We get to play with lots of big computers, pitch new ideas, and can have immediate impact on people's lives.
I love this job, it's probably the best job I've ever had. I've even turned down some less appealing jobs at Google because of the range of cutting edge things I get to work on in a normal day and the Google positions weren't offering that. I've never been so engaged, on a daily basis. I'm long past my honeymoon with this job and can't see an end to it. Knowing that I'm helping people with my work makes it extra rewarding.
I've worked in similar applied R or D fields, did a stint at a couple software companies and worked as an analyst from time to time, working on some very hard problems. But nothing with this kind of positive impact potential.
Will I help change the world? Probably not, but I'm pretty sure I'm helping make it a better place.
by dweekly on 11/26/15, 5:14 PM
I like this job.
by anoaznr on 11/26/15, 4:47 PM
This is my first legal job, so I don't know if it's my favorite.

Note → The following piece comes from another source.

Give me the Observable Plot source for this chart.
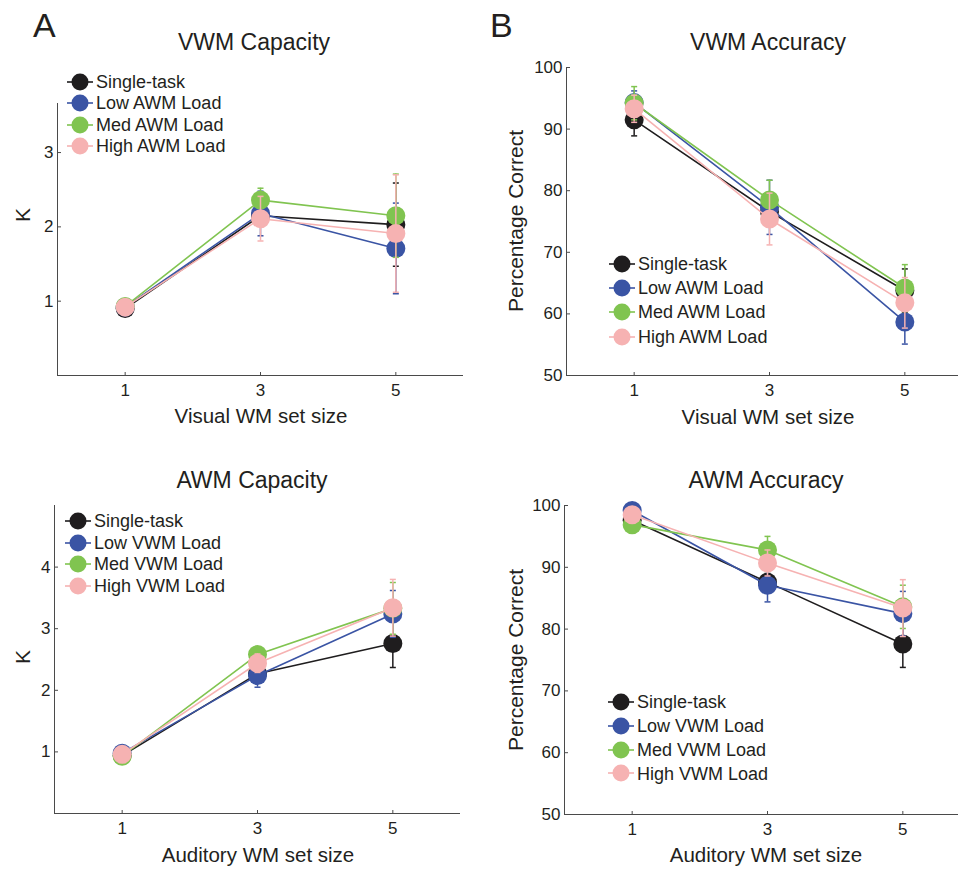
<!DOCTYPE html>
<html><head><meta charset="utf-8">
<script src="https://cdn.jsdelivr.net/npm/d3@7"></script>
<script src="https://cdn.jsdelivr.net/npm/@observablehq/plot@0.6"></script>
<style>
html,body{margin:0;padding:0;background:#fff;overflow:hidden}
#fig{position:relative;width:958px;height:871px;overflow:hidden;background:#fff;font-family:"Liberation Sans",Arial,Helvetica,sans-serif;color:#231f20}
#fig svg{position:absolute}
.t{position:absolute;white-space:nowrap;line-height:1}
</style></head>
<body><div id="fig"></div>
<script>
// ---- data ----
const setSizes = [1, 3, 5];
const xTicks = [1, 3, 5];
const awmSeries = ["Single-task", "Low AWM Load", "Med AWM Load", "High AWM Load"];
const vwmSeries = ["Single-task", "Low VWM Load", "Med VWM Load", "High VWM Load"];
const seriesColors = ["#1f1d1e", "#3a54a4", "#80c450", "#f6b2b2"];

// VWM capacity (K) under AWM load
const vwmCapMean = [[0.90, 2.15, 2.03], [0.92, 2.18, 1.71], [0.93, 2.36, 2.15], [0.92, 2.11, 1.91]];
const vwmCapErr  = [[0.04, 0.12, 0.56], [0.04, 0.30, 0.61], [0.04, 0.16, 0.56], [0.04, 0.30, 0.79]];
const vwmCapTicks = [1, 2, 3];
// VWM accuracy (%)
const vwmAccMean = [[91.5, 76.6, 63.8], [94.3, 77.3, 58.7], [94.2, 78.5, 64.2], [93.3, 75.4, 61.8]];
const vwmAccErr  = [[2.6, 2.4, 3.5], [1.9, 4.4, 3.6], [2.7, 3.2, 3.8], [2.2, 4.2, 4.1]];
// AWM capacity (K) under VWM load
const awmCapMean = [[0.94, 2.27, 2.76], [0.98, 2.24, 3.24], [0.93, 2.58, 3.33], [0.96, 2.44, 3.34]];
const awmCapErr  = [[0.03, 0.10, 0.39], [0.03, 0.19, 0.38], [0.03, 0.10, 0.42], [0.03, 0.15, 0.46]];
const awmCapTicks = [1, 2, 3, 4];
// AWM accuracy (%)
const awmAccMean = [[97.6, 87.6, 77.6], [99.2, 87.1, 82.5], [96.9, 92.8, 83.6], [98.5, 90.7, 83.4]];
const awmAccErr  = [[0.8, 1.4, 3.8], [0.6, 2.7, 3.6], [1.0, 2.2, 3.5], [0.9, 2.1, 4.6]];
const accTicks = [50, 60, 70, 80, 90, 100];

// ---- drawing ----
const fig = document.getElementById("fig");
const FONT = '"Liberation Sans", Arial, Helvetica, sans-serif';
const INK = "#231f20";
const AXIS = "#4a4a4a";

const capSymbol = {
  draw(ctx, size) { const r = Math.sqrt(size / Math.PI); ctx.moveTo(-r, 0); ctx.lineTo(r, 0); }
};

function rowsFor(mean, err, names) {
  return names.map((name, i) => setSizes.map((s, j) => ({
    series: name, idx: i, x: s, y: mean[i][j], lo: mean[i][j] - err[i][j], hi: mean[i][j] + err[i][j]
  })));
}

function panel(o) {
  const groups = rowsFor(o.mean, o.err, o.names);
  const marks = [];
  groups.forEach((rows, i) => {
    const c = seriesColors[i];
    marks.push(
      Plot.ruleX(rows, {x: "x", y1: "lo", y2: "hi", stroke: c, strokeWidth: 1.5}),
      Plot.dot(rows, {x: "x", y: "hi", symbol: capSymbol, r: 3, stroke: c, strokeWidth: 1.5}),
      Plot.dot(rows, {x: "x", y: "lo", symbol: capSymbol, r: 3, stroke: c, strokeWidth: 1.5}),
      Plot.line(rows, {x: "x", y: "y", stroke: c, strokeWidth: 1.6}),
      Plot.dot(rows, {x: "x", y: "y", r: 9.5, fill: c, stroke: "none"})
    );
  });
  marks.push(
    Plot.ruleX([0], {stroke: AXIS, strokeWidth: 1}),
    Plot.ruleY([o.yDomain[0]], {stroke: AXIS, strokeWidth: 1}),
    Plot.axisX(xTicks, {tickSize: -3, tickPadding: 11, label: null, fontSize: 17, stroke: AXIS, tickFormat: d => String(d)}),
    Plot.axisY(o.yTicks, {tickSize: -4, tickPadding: 8, label: null, fontSize: 17, stroke: AXIS, tickFormat: d => String(d)})
  );
  const svg = Plot.plot({
    width: o.width, height: o.height,
    marginLeft: o.ml, marginRight: o.mr, marginTop: o.mt, marginBottom: o.mb,
    x: {domain: [0, 6]},
    y: {domain: o.yDomain},
    style: {fontFamily: FONT, fontSize: "17px", color: INK, background: "transparent", overflow: "visible"},
    marks
  });
  svg.style.left = o.left + "px";
  svg.style.top = o.top + "px";
  fig.appendChild(svg);

  // legend
  o.names.forEach((name, i) => {
    const cy = o.legY + i * o.legDy;
    const s = document.createElementNS("http://www.w3.org/2000/svg", "svg");
    s.setAttribute("width", 28); s.setAttribute("height", 20);
    s.style.left = (o.legX - 14) + "px"; s.style.top = (cy - 10) + "px";
    s.innerHTML = `<line x1="1" x2="27" y1="10" y2="10" stroke="${seriesColors[i]}" stroke-width="1.6"/>` +
                  `<circle cx="14" cy="10" r="8.5" fill="${seriesColors[i]}"/>`;
    fig.appendChild(s);
    addText(name, o.legX + 16, cy - 0.49 * 18, 18, "left");
  });
}

function addText(str, x, top, size, align, rotate) {
  const d = document.createElement("div");
  d.className = "t";
  d.textContent = str;
  d.style.fontSize = size + "px";
  d.style.left = x + "px";
  d.style.top = top + "px";
  if (rotate) d.style.transform = "translate(-50%,-50%) rotate(-90deg)";
  else if (align === "center") d.style.transform = "translateX(-50%)";
  fig.appendChild(d);
}
// baseline-based helper (line-height 1)
const byBase = (b, f) => b - 0.846 * f;

panel({mean: vwmCapMean, err: vwmCapErr, names: awmSeries, yDomain: [0, 3.66], yTicks: vwmCapTicks,
  left: 0, top: 0, width: 480, height: 440, ml: 57, mr: 17, mt: 103, mb: 65,
  legX: 80, legY: 82, legDy: 21.3});
panel({mean: vwmAccMean, err: vwmAccErr, names: awmSeries, yDomain: [50, 100], yTicks: accTicks,
  left: 480, top: 0, width: 500, height: 440, ml: 86, mr: 8, mt: 67, mb: 65,
  legX: 622, legY: 263.5, legDy: 24.4});
panel({mean: awmCapMean, err: awmCapErr, names: vwmSeries, yDomain: [0, 5], yTicks: awmCapTicks,
  left: 0, top: 440, width: 480, height: 431, ml: 54, mr: 20, mt: 65, mb: 58,
  legX: 78, legY: 520.7, legDy: 21.8});
panel({mean: awmAccMean, err: awmAccErr, names: vwmSeries, yDomain: [50, 100], yTicks: accTicks,
  left: 480, top: 440, width: 500, height: 431, ml: 84, mr: 10, mt: 65, mb: 57,
  legX: 621, legY: 701.7, legDy: 23.9});

// panel letters and titles
addText("A", 33, byBase(37, 34), 34, "left");
addText("B", 490, byBase(37, 34), 34, "left");
addText("VWM Capacity", 254, byBase(50, 23), 23, "center");
addText("VWM Accuracy", 768, byBase(50, 23), 23, "center");
addText("AWM Capacity", 252, byBase(488, 23), 23, "center");
addText("AWM Accuracy", 766, byBase(488, 23), 23, "center");
// x labels
addText("Visual WM set size", 261, byBase(423, 20.5), 20.5, "center");
addText("Visual WM set size", 768, byBase(424, 20.5), 20.5, "center");
addText("Auditory WM set size", 258, byBase(862, 20.5), 20.5, "center");
addText("Auditory WM set size", 766, byBase(862, 20.5), 20.5, "center");
// y labels
addText("K", 22, 215, 21, "left", true);
addText("K", 22, 657, 21, "left", true);
addText("Percentage Correct", 515, 221, 21, "left", true);
addText("Percentage Correct", 515, 660, 21, "left", true);
</script>
</body></html>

by begriffs on 11/26/15, 5:47 PM
I'm currently working on PostgREST, an open source server that turns any PostgreSQL database into a RESTful API. http://begriffs.com/about.html
by lior9999 on 11/26/15, 4:59 PM
My team is great, everyone here is insanely knowledgeable, and the work is very meaningful. I honestly feel like I've learned so much more in the last year working for Apple than I have in my entire life.
by toumhi on 11/26/15, 8:48 PM
It's a long-term freelance gig in a joint venture between the french secretary of economy and the national unemployment agency.
My job title is officially Lead Developer for the project but since we're such a small team (the idea is to borrow the organisation and process of a startup in a big french administration, bypassing their hellish processes), I also help in copywriting, system administration, monitoring, and the most interesting : machine learning using a huge amount of economic/recruitment data to predict which companies will hire. We have pretty good results!
It's a great gig and hopefully of social value to France which needs it at the moment (unemployment is at an all-time high right now).
by ggambetta on 11/26/15, 5:08 PM
Before this I worked at Google for four years, and before that I ran a small game development studio (http://www.mysterystudio.com) for almost 10 years. Improbable gives me the best of both worlds -- the speed and the impact your day to day work has in a startup, and the world-changing ambitions of Google.
I get to work on very challenging technical problems, building core systems from scratch, within an engineering culture and people of a caliber comparable to Google's, but perhaps even more motivated because we're more invested in the success of the company. I'm enjoying every minute of it!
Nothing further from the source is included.